The driver array on this model consists of a 27mm dome tweeter that PMC co-engineered with driver specialist SEAS and a 50mm dome midrange from the same source. The big driver change in the twenty5 series is the mid/bass or in this case bass driver where PMC have moved away from coated paper to a woven glass fibre material they are calling g-weave; there is a distinct aversion to capital letters at the company’s Biggleswade offices it seems. The reason for the change in materials is the extra stiffness it brings, which as mentioned above allows it greater excursion and thus greater power handling.
As with most transmission lines, sensitivity on paper is lower than average; this one gives you 86dB for your first watt if you are a metre away, and is specced as an eight-ohm nominal load. So it needs a bit of current, but as PMC has shown with its new Core integrated amplifier, not a huge amount of Watts. Core is a 90 Watt design but you can bet that it can shift a reasonable amount of current when required. I used the ATC P1 150W power amp that forms a reference point in my system as well as one of AVM’s all in one amplifier/CD/streamer/tuners that PMC is distributing in the UK: that being the CS 8.2, a 500W Class D design with a rather different character to the ATC.
With the AVM at the helm, coupled with the rather fabulous combination of Rega RP10 turntable with an Audio Technica ART1000 moving coil cartridge and Tom Evans Groove+ SRX MkII phono stage, things got very entertaining indeed. The already impressive dynamics of Chasing the Dragon’s España with the National Symphony Orchestra recording reached a new high when the full heft of the kettle drums kicked in and I leapt for the volume control, which may have crept a little high by that stage. But this is a speaker that is so effortless and clean that you are very much inclined to wind up the wick, especially with great recordings. Yet at the same time it becomes apparent that nearly all the music I played was well recorded, the engineers may have used a bit more compression on some, but this speaker doesn’t let that get in the way of the music in the way that some can. There are two schools of thought on what a good sound systems should do; one camp expects certain recordings to sound vastly superior to all the others to the extent that many of the others become unlistenable. Alternately there’s the view that a system should make all of your music sound good and encourage you to listen to it. I imagine that you will have guessed that the second option is the one I prefer. It’s partly because the first approach usually achieves its goal without too much concern for tonal accuracy. It’s very easy to make a system that emphasises certain parts of the spectrum and thus benefits certain recordings, but much harder to deliver detail, dynamics, and bandwidth in the context of a linear response. This is the combination of the two that PMC aims for and, in my experience, gets it right more often than most.
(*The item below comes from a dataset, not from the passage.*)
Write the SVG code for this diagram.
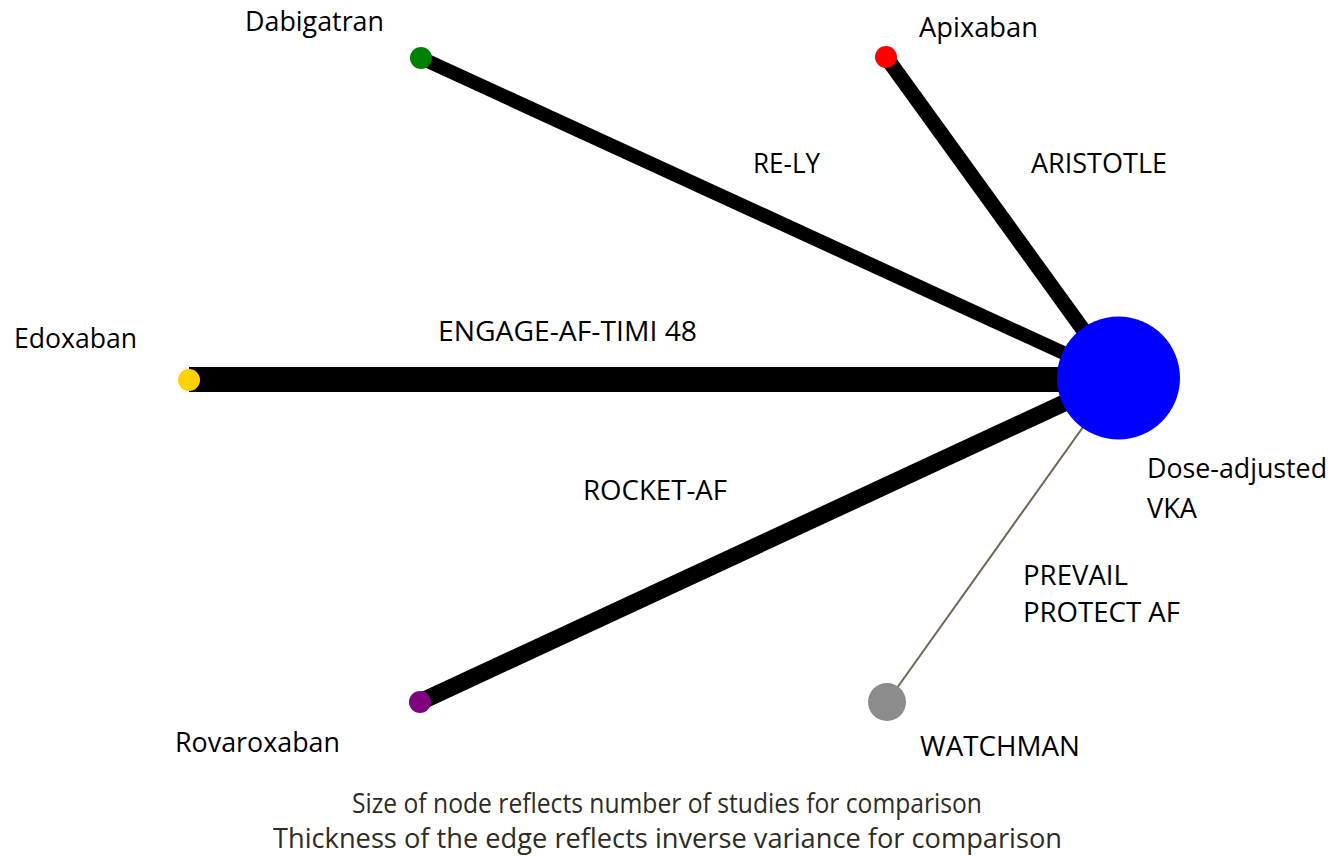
<svg xmlns="http://www.w3.org/2000/svg" width="1333" height="859" viewBox="0 0 1333 859">
<style>
.lbl{font-family:"Open Sans",Lato,"Liberation Sans",sans-serif;font-size:28px;fill:#000}
.note{font-family:"Open Sans",Lato,"Liberation Sans",sans-serif;font-size:28px;fill:#2e2b25}
.edge{stroke:#000;fill:none}
</style>
<rect width="1333" height="859" fill="#fff"/>
<g id="connectors">
<line class="edge" x1="421" y1="58" x2="1118" y2="378" stroke-width="14"/>
<line class="edge" x1="886" y1="57" x2="1118" y2="378" stroke-width="15"/>
<line class="edge" x1="189" y1="379.5" x2="1118" y2="379.5" stroke-width="25"/>
<line class="edge" x1="420" y1="702" x2="1118" y2="378" stroke-width="17"/>
<line x1="887" y1="702" x2="1118" y2="378" stroke="#6e6652" stroke-width="2"/>
</g>
<g id="edge-labels">
<text class="lbl" x="753" y="173" textLength="67" lengthAdjust="spacingAndGlyphs">RE-LY</text>
<text class="lbl" x="1031" y="173" textLength="136" lengthAdjust="spacingAndGlyphs">ARISTOTLE</text>
<text class="lbl" x="438" y="341" textLength="259" lengthAdjust="spacingAndGlyphs">ENGAGE-AF-TIMI 48</text>
<text class="lbl" x="583" y="500" textLength="144" lengthAdjust="spacingAndGlyphs">ROCKET-AF</text>
<text class="lbl" x="1023" y="585" textLength="105" lengthAdjust="spacingAndGlyphs">PREVAIL</text>
<text class="lbl" x="1023" y="622" textLength="157" lengthAdjust="spacingAndGlyphs">PROTECT AF</text>
</g>
<g id="node-dabigatran">
<circle cx="421" cy="58" r="11" fill="#008000"/>
<text class="lbl" x="245" y="31" textLength="139" lengthAdjust="spacingAndGlyphs">Dabigatran</text>
</g>
<g id="node-apixaban">
<circle cx="886" cy="57" r="11" fill="#ff0000"/>
<text class="lbl" x="919" y="37" textLength="119" lengthAdjust="spacingAndGlyphs">Apixaban</text>
</g>
<g id="node-edoxaban">
<circle cx="189" cy="380" r="11" fill="#ffd200"/>
<text class="lbl" x="14" y="348" textLength="123" lengthAdjust="spacingAndGlyphs">Edoxaban</text>
</g>
<g id="node-rovaroxaban">
<circle cx="420" cy="702" r="11" fill="#800080"/>
<text class="lbl" x="175" y="752" textLength="165" lengthAdjust="spacingAndGlyphs">Rovaroxaban</text>
</g>
<g id="node-watchman">
<circle cx="887" cy="702" r="19" fill="#8c8c8c"/>
<text class="lbl" x="920" y="756" textLength="160" lengthAdjust="spacingAndGlyphs">WATCHMAN</text>
</g>
<g id="node-vka">
<circle cx="1118.5" cy="378" r="61.5" fill="#0000ff"/>
<text class="lbl" x="1147" y="478" textLength="180" lengthAdjust="spacingAndGlyphs">Dose-adjusted</text>
<text class="lbl" x="1147" y="518" textLength="50" lengthAdjust="spacingAndGlyphs">VKA</text>
</g>
<g id="legend">
<text class="note" x="352" y="813" textLength="630" lengthAdjust="spacingAndGlyphs">Size of node reflects number of studies for comparison</text>
<text class="note" x="273" y="848" textLength="789" lengthAdjust="spacingAndGlyphs">Thickness of the edge reflects inverse variance for comparison</text>
</g>
</svg>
Oh... and timing, that most crucial and elusive of qualities. The twenty5.26 is supremely coherent and this means that the music it reproduces is easier to understand and enjoy because your brain isn’t having to make any effort to hear through time smear. It’s arguably the most important aspect of sound reproduction, as your ear/brain can easily accommodate variations in tonal balance and limitations of bandwidth (that’s why you can recognise people on the phone), but when the timing is wrong so is the music. I was recently reviewing Kraftwerk’s latest revision of their preferred works [3D: The Catalogue, Parlophone] and was able to enjoy not only a soundstage that stretched out to both side walls and the ceiling with low level detail right down to the quietest sounds, but also the musical appeal of a band that often leaves me cold. I put this down to the coherence of this loudspeaker, which is undoubtedly in the first league.
This PMC is very nicely balanced, too. It has excellent bass extension and power, clear, clean highs, and an effortlessly revealing midband. Put all these together and you have an unusually low-coloration loudspeaker, one whose evenness doesn’t initially strike you as being all that revealing because there are no little peaks in the upper mid to add that ‘transparent’ sound. But a few familiar tracks lets you hear that the degree of resolution on offer is remarkable. I use PMC Fact.8s as a reference and they have a shade more transparency but are less extended in the bass, and after a few comparisons I started to think that an upgrade might be in order.